What is wanted is an exact restatement of the lines from the one with "Output the Python" through the one with "import matplotlib.patheffects as pe", both included, and of no other lines.

======== DATA SUPPLIED ========

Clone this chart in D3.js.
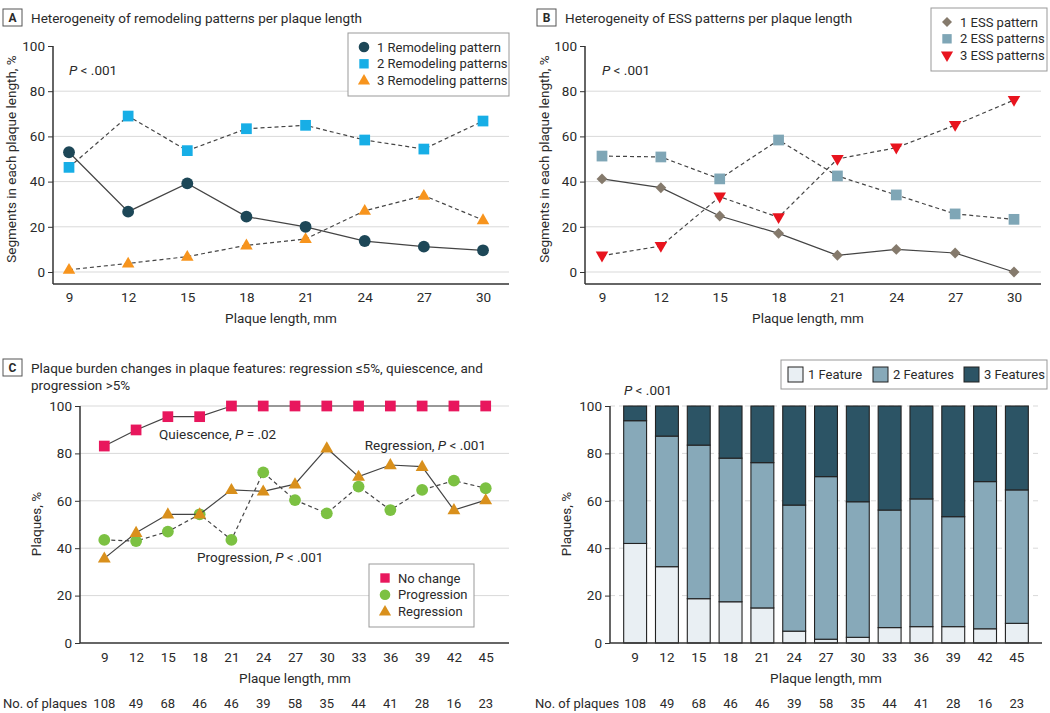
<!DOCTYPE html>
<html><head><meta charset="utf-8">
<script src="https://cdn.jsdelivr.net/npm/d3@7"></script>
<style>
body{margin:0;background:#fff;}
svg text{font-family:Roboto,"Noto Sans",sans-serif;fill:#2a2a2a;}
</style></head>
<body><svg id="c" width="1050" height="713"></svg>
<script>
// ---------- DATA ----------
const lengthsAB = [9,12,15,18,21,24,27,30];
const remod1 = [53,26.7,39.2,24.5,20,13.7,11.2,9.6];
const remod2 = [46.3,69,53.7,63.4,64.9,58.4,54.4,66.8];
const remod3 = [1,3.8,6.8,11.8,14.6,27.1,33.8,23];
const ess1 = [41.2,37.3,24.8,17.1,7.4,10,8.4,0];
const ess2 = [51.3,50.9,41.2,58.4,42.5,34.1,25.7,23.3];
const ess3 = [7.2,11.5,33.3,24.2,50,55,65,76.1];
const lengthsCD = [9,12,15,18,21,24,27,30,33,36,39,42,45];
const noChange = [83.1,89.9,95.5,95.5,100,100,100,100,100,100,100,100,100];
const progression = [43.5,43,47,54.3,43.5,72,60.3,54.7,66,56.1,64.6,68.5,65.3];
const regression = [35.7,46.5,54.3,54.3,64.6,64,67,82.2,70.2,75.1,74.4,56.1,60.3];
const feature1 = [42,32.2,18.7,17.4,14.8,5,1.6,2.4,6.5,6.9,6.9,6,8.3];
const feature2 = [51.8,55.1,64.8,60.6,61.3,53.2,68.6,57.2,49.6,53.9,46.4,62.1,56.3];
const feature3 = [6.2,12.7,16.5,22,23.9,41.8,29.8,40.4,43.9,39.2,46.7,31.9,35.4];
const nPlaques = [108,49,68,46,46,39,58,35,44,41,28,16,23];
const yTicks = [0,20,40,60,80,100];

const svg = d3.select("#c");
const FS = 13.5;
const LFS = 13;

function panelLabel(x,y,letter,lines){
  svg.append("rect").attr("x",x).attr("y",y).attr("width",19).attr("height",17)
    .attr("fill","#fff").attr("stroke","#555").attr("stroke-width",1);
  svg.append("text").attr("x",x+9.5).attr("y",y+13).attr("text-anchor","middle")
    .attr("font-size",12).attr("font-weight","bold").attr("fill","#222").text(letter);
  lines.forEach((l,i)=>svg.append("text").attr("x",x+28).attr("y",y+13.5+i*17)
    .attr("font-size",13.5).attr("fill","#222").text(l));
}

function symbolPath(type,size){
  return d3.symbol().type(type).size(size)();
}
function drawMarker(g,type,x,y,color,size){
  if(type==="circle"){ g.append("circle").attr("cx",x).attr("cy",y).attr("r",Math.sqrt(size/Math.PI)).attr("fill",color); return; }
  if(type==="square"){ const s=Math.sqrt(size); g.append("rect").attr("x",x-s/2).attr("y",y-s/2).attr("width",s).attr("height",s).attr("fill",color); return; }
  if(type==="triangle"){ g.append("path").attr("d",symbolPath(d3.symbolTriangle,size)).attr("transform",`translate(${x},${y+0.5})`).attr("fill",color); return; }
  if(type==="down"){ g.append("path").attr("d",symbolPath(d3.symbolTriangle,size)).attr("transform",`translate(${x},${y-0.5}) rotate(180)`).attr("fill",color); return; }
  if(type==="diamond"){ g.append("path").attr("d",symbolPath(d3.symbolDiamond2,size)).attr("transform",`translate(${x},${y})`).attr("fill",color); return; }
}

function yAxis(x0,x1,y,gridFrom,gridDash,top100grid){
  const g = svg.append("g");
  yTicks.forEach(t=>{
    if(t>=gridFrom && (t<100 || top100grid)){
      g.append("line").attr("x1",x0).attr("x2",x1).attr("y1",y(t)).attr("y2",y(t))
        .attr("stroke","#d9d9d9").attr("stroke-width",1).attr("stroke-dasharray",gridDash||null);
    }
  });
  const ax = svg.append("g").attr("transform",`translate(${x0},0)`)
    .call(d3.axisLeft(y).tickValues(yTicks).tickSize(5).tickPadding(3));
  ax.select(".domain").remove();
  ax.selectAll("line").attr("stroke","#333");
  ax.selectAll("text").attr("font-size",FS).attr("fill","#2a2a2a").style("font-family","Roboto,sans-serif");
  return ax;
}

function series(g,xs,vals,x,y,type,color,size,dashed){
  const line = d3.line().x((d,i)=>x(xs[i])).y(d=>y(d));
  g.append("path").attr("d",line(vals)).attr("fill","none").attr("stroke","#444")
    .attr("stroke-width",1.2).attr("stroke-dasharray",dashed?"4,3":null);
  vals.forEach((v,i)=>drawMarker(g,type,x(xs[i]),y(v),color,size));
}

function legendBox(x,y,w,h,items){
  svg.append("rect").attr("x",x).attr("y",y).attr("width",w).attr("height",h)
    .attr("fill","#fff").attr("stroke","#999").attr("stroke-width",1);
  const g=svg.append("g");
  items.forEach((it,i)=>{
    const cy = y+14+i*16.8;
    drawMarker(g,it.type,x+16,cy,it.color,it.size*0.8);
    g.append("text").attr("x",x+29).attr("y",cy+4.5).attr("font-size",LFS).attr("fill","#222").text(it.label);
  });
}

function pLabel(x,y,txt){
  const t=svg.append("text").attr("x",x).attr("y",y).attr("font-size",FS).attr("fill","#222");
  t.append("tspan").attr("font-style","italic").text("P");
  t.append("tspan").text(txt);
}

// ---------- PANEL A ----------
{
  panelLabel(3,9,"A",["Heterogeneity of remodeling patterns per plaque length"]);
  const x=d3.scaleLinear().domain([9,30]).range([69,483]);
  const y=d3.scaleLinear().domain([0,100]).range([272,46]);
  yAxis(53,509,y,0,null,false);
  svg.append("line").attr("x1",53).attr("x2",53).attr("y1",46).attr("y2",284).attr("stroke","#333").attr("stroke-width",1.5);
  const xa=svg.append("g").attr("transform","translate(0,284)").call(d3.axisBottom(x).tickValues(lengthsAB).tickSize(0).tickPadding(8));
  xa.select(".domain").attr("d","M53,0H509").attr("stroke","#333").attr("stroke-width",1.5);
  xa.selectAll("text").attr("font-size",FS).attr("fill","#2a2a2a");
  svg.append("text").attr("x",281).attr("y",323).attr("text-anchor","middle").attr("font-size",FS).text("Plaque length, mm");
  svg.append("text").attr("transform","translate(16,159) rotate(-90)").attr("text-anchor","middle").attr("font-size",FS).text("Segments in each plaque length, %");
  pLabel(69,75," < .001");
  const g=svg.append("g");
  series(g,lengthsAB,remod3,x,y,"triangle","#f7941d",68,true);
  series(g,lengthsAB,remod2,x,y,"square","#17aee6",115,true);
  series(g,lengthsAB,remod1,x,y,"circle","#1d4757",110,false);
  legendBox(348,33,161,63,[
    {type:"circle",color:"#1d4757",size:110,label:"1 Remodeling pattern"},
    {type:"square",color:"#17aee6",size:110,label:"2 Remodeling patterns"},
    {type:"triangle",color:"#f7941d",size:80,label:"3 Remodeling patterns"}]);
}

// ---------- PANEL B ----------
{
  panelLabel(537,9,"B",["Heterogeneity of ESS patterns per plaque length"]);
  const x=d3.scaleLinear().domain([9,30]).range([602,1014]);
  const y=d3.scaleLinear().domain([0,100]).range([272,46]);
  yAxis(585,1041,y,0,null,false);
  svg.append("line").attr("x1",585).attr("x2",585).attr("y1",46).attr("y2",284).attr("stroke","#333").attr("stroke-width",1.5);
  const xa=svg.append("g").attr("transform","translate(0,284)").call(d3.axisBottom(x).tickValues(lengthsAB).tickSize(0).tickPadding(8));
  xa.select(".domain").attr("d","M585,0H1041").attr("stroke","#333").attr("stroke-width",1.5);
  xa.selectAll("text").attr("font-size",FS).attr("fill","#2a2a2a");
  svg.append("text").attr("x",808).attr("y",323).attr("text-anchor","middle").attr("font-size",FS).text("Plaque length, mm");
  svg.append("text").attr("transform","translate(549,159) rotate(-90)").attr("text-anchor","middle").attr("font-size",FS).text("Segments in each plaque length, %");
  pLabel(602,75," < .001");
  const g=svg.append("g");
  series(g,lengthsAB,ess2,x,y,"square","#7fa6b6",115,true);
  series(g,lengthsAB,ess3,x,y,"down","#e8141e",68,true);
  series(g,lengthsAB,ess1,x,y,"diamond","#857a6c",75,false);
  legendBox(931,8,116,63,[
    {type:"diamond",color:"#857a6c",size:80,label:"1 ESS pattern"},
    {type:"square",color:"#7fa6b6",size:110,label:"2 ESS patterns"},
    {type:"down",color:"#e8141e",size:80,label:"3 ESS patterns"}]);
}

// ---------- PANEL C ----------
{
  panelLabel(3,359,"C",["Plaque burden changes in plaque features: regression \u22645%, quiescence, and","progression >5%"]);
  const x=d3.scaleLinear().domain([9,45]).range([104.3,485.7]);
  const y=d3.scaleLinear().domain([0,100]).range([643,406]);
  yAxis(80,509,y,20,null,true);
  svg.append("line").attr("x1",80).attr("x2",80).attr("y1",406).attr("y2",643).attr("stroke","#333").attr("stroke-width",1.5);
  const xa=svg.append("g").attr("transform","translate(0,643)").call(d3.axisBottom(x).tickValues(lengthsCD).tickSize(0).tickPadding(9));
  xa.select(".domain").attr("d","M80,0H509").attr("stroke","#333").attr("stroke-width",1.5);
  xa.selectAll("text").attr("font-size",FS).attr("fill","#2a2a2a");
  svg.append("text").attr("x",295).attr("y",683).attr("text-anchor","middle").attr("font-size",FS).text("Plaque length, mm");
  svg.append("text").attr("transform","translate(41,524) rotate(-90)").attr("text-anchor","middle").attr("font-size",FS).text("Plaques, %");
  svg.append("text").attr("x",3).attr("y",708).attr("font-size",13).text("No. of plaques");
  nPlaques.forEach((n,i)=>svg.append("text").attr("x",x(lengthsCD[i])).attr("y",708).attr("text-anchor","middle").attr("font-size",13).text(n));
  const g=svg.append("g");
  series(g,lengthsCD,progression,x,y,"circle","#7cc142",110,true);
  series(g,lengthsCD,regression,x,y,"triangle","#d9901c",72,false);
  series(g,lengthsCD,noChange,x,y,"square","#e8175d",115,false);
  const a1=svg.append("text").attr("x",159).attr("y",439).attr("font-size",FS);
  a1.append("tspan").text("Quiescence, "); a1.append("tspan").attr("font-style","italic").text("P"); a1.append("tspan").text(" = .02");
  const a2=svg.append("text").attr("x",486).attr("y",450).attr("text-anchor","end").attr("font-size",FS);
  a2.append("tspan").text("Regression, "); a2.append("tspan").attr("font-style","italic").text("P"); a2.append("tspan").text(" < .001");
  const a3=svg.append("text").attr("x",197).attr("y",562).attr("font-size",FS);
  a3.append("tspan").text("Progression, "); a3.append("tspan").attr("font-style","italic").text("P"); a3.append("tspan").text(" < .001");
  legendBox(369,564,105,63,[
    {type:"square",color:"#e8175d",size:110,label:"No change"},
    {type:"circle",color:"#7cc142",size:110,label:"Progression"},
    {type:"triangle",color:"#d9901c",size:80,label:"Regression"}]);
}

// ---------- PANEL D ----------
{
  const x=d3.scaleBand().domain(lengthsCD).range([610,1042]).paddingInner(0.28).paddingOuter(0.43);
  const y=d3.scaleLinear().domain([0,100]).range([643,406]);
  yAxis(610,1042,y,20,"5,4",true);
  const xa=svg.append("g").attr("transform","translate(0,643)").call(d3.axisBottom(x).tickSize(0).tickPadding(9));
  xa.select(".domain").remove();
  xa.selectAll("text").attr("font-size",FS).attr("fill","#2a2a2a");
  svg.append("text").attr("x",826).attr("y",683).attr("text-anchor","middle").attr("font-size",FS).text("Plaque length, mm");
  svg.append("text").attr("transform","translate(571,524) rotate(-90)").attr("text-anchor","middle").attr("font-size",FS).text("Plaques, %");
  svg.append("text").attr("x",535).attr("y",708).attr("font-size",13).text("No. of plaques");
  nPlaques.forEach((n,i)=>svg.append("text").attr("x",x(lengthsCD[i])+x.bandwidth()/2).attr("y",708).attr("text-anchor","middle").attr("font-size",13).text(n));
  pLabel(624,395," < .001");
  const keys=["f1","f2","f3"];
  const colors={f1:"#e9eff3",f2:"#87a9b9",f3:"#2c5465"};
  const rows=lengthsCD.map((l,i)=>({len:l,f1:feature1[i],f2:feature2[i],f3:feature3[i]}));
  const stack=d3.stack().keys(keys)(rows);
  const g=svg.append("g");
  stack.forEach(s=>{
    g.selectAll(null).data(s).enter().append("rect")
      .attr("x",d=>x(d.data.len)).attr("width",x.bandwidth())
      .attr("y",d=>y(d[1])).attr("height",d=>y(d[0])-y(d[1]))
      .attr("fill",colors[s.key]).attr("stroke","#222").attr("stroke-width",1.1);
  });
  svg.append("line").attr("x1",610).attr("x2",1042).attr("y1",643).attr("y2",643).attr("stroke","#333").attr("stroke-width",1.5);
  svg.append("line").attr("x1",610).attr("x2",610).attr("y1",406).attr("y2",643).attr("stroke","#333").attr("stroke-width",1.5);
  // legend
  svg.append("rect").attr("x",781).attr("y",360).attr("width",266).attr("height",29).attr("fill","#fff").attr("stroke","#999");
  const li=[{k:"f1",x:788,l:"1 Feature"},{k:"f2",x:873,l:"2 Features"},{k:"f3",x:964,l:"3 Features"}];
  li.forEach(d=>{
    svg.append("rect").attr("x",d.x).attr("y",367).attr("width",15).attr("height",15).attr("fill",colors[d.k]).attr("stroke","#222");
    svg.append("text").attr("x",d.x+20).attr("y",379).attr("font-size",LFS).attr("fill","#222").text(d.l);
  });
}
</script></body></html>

========
======== DATA SUPPLIED ========

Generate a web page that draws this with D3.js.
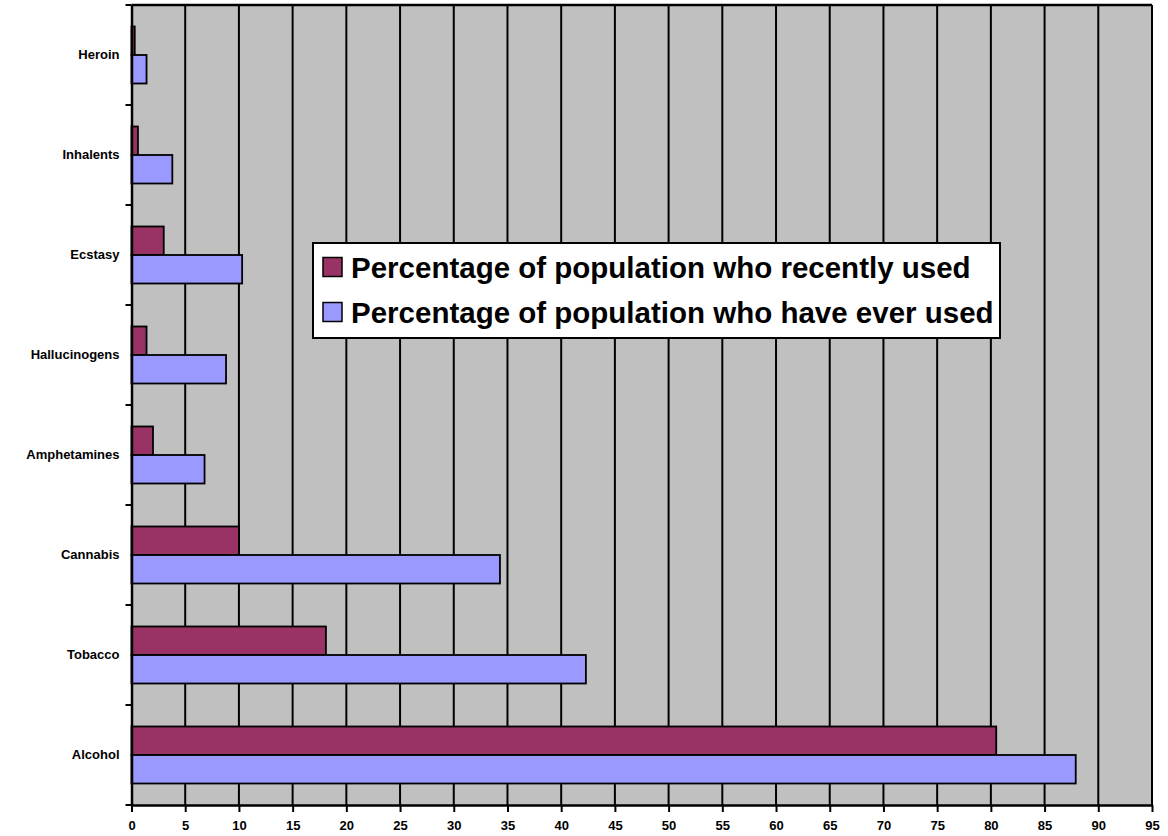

========
======== DATA SUPPLIED ========

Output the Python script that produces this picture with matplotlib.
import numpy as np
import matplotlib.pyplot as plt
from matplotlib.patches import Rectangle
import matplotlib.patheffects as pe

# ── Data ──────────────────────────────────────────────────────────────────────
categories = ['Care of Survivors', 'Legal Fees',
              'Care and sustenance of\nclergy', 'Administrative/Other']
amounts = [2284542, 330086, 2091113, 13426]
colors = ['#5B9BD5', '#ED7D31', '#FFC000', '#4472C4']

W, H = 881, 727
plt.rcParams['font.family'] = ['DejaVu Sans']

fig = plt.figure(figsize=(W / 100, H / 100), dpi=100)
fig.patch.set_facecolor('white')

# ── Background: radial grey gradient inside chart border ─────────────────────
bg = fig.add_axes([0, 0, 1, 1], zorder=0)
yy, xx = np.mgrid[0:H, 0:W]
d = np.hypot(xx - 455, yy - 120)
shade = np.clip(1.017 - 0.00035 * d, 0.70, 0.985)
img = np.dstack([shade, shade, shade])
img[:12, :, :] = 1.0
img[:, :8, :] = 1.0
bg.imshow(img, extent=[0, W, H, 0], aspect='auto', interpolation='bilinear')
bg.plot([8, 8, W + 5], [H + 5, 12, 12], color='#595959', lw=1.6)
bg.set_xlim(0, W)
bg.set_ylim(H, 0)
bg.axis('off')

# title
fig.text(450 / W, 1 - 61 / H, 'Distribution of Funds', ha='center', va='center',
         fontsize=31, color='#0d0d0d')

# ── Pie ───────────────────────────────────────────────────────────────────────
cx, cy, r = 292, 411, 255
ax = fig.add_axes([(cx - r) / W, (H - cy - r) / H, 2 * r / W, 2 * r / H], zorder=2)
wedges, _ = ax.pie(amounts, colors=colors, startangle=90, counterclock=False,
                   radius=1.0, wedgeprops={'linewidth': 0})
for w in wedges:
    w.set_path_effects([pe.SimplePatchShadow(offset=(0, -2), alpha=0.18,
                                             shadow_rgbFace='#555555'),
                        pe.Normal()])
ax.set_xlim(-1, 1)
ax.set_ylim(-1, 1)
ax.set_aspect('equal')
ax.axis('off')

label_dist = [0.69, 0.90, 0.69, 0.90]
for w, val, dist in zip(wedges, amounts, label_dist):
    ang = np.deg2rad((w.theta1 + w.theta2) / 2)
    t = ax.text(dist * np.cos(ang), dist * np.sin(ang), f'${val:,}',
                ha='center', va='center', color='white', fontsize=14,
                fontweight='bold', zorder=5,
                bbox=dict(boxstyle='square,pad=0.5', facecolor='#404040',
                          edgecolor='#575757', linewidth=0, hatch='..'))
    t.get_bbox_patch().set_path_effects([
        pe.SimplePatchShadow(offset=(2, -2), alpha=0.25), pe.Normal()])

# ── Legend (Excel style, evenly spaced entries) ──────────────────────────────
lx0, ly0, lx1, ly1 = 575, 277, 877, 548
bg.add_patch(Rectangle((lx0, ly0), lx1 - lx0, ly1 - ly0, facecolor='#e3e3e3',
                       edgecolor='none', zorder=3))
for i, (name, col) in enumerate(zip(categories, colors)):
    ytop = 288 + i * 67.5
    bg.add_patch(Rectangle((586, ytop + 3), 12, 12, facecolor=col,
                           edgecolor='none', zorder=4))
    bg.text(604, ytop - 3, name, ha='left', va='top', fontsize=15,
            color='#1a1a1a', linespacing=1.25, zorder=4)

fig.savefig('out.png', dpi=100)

========

## SOLUTION BELOW
Output the Python script that produces this picture with matplotlib.
import numpy as np
import matplotlib.pyplot as plt
from matplotlib.patches import Rectangle
import matplotlib.patheffects as pe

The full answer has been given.